ScyllaDB’s shard-per-core architecture and C++ runtime eliminate the garbage collection pauses and JVM overhead that cause latency spikes in Cassandra. But ScyllaDB has its own failure modes, and they are not always loud. Compaction can quietly saturate disk I/O while reads slow down gradually. Tombstone accumulation from frequent deletes increases read amplification without triggering any error. A single overloaded shard can spike tail latency on a node that looks healthy from the outside.
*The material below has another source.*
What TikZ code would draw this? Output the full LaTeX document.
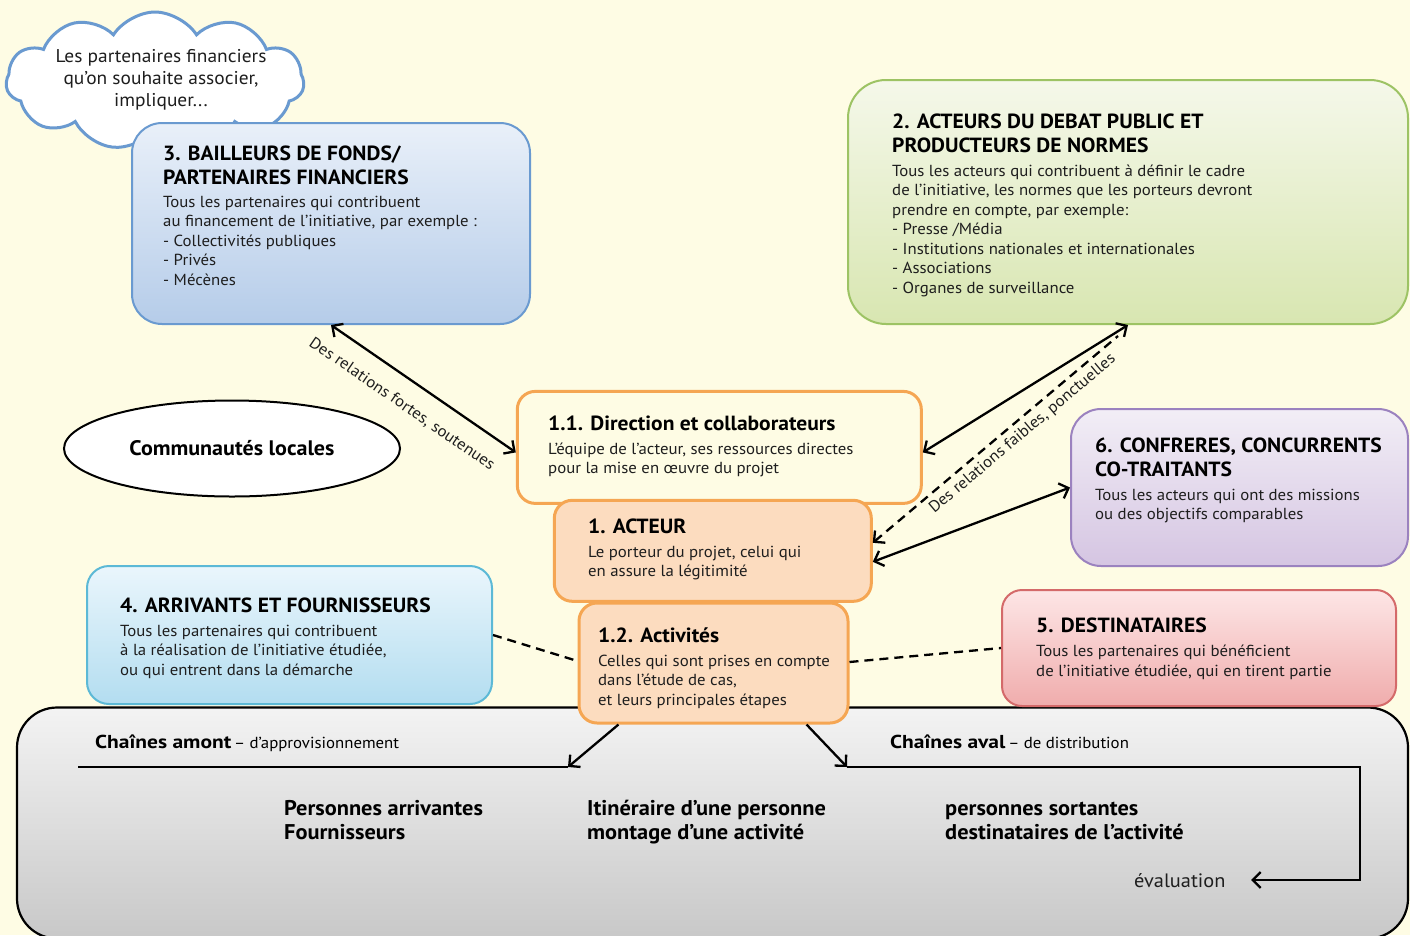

Background workers can exhaust their scheduling group while your median latency stays flat.
This guide covers the monitoring areas that matter most for ScyllaDB in production: coordinator and replica-level latency, compaction health, tombstone pressure, reactor utilization, and setting up alerts so these problems surface before they become incidents.
What Makes ScyllaDB Monitoring Different from Cassandra
ScyllaDB introduces three monitoring concepts that have no direct equivalent in Cassandra.
- Shard-per-core architecture: ScyllaDB assigns each CPU core its own memory, network queues, and storage I/O. A query is routed to a specific shard and processed without cross-core locking. This means a single overloaded shard can spike latency on a node even when aggregate CPU utilization looks normal. Monitoring must track per-shard reactor utilization, not just node-level CPU.
- Two latency surfaces: ScyllaDB exposes latency at two layers. Coordinator latency (scylla_storage_proxy_coordinator_*) reflects the total time from when the client request arrives at the coordinator node to when the response is sent back, including replication. Replica latency (scylla_storage_proxy_replica_*) reflects the time spent on each replica processing the request. Both must be monitored to distinguish coordinator-side bottlenecks from replica-side ones.
- Compaction backlog as a first-class metric: ScyllaDB exposes a compaction backlog metric that normalizes pending compaction work against available shard memory. A growing normalized backlog is an early warning of write amplification before disk saturation occurs. Cassandra exposes pending tasks but not a normalized backlog signal.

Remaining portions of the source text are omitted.